Let's look at the definition of $\mathbb{Z}_p:$

$$ \mathbb{Z}_p := \{(x_n)_{n \geq 0} \in \Pi_{n \in \mathbb{N}_0}\mathbb{Z}/p^{n+1}\mathbb{Z} | x_n = \eta_{mn}(x_m), \forall m \geq n \} $$

where for $m \geq n, \eta_{mn}: \mathbb{Z}/p^{m}\mathbb{Z} \rightarrow \mathbb{Z}/p^{n}\mathbb{Z}$ is the natural map induced by the inclusion $p^m\mathbb{Z} \subseteq p^n \mathbb{Z}.$

Now consider the map $\epsilon_p : \mathbb{Z} \rightarrow \mathbb{Z}_p$ defined by $x \mapsto (x_k)_{k \geq 0}$ where $x_k$ is the image of $x$ in $\mathbb{Z}/p^{k}\mathbb{Z}.$ Then $\epsilon_p$ is an abelian group homomorphism.

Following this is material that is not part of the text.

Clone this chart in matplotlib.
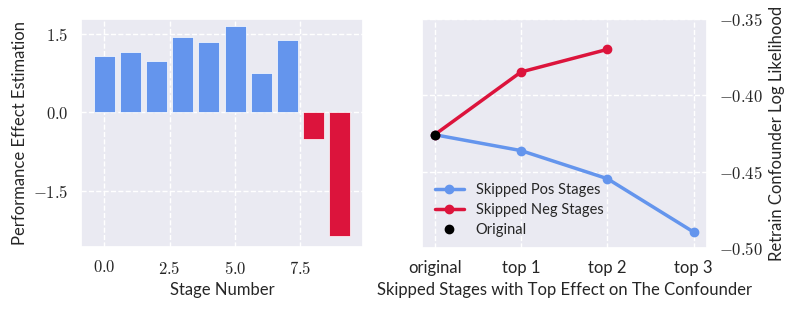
import matplotlib
matplotlib.use('Agg')
import matplotlib.pyplot as plt
import seaborn as sns
from matplotlib.ticker import FuncFormatter, FixedLocator

# dados
stages = list(range(10))
effects = [1.08, 1.15, 0.97, 1.43, 1.34, 1.64, 0.745, 1.37, -0.51, -2.37]

steps = ['original', 'top 1', 'top 2', 'top 3']
pos_ll = [-0.4258, -0.4362, -0.4546, -0.4896]
neg_ll = [-0.4258, -0.3847, -0.3699]
orig_ll = -0.4258

sns.set_theme(style='darkgrid')
plt.rcParams['font.family'] = ['Lato', 'DejaVu Sans']
plt.rcParams['mathtext.fontset'] = 'cm'
plt.rcParams['grid.linestyle'] = '--'

blue = '#6495ED'
red = '#DC143C'

fig = plt.figure(figsize=(7.98, 3.11), dpi=100)
ax1 = fig.add_axes([81/798, 1 - 247/311, (363-81)/798, (247-19)/311])
ax2 = fig.add_axes([421.7/798, 1 - 248/311, (706.7-421.7)/798, (248-19)/311])

cols = [blue if v >= 0 else red for v in effects]
ax1.bar(stages, effects, color=cols, width=0.8, edgecolor='white', linewidth=0.5)
ax1.set_ylim(-2.575, 1.78)
ax1.xaxis.set_major_locator(FixedLocator([0, 2.5, 5, 7.5]))
ax1.yaxis.set_major_locator(FixedLocator([-1.5, 0, 1.5]))
fmt1 = FuncFormatter(lambda v, p: r'$%.1f$' % v)
ax1.xaxis.set_major_formatter(fmt1)
ax1.yaxis.set_major_formatter(fmt1)
ax1.set_xlabel('Stage Number', fontsize=12)
ax1.set_ylabel('Performance Effect Estimation', fontsize=12)
ax1.tick_params(labelsize=12, length=0, pad=9)

x = list(range(len(steps)))
ax2.plot(x, pos_ll, '-o', color=blue, lw=2.5, ms=6, label='Skipped Pos Stages')
ax2.plot(x[:len(neg_ll)], neg_ll, '-o', color=red, lw=2.5, ms=6, label='Skipped Neg Stages')
ax2.plot([0], [orig_ll], 'o', color='black', ms=6, label='Original', zorder=5)
ax2.set_xticks(x)
ax2.set_xticklabels(steps)
ax2.set_ylim(-0.5, -0.35)
ax2.yaxis.set_major_locator(FixedLocator([-0.5, -0.45, -0.4, -0.35]))
ax2.yaxis.set_major_formatter(FuncFormatter(lambda v, p: r'$%.2f$' % v))
ax2.yaxis.tick_right()
ax2.yaxis.set_label_position('right')
ax2.set_xlabel('Skipped Stages with Top Effect on The Confounder', fontsize=12)
ax2.set_ylabel('Retrain Confounder Log Likelihood', fontsize=12)
ax2.tick_params(labelsize=12, length=0, pad=9)
ax2.legend(loc='lower left', frameon=False, fontsize=10.5, bbox_to_anchor=(0.0, -0.01),
           labelspacing=0.4)

plt.savefig('out.png', dpi=100)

Suppose that for some $x, y \in \mathbb{Z}, \epsilon_p(x) = \epsilon_p(y).$ Then we have $x_k = y_k$ in $\mathbb{Z}/p^{k +1}\mathbb{Z}, \forall k \geq 0,$ i.e. $x - y$ is divisible by $p^{k+1}, \forall k \geq 0.$ Thus $x = y$ and consequently $\epsilon_p$ is an embedding.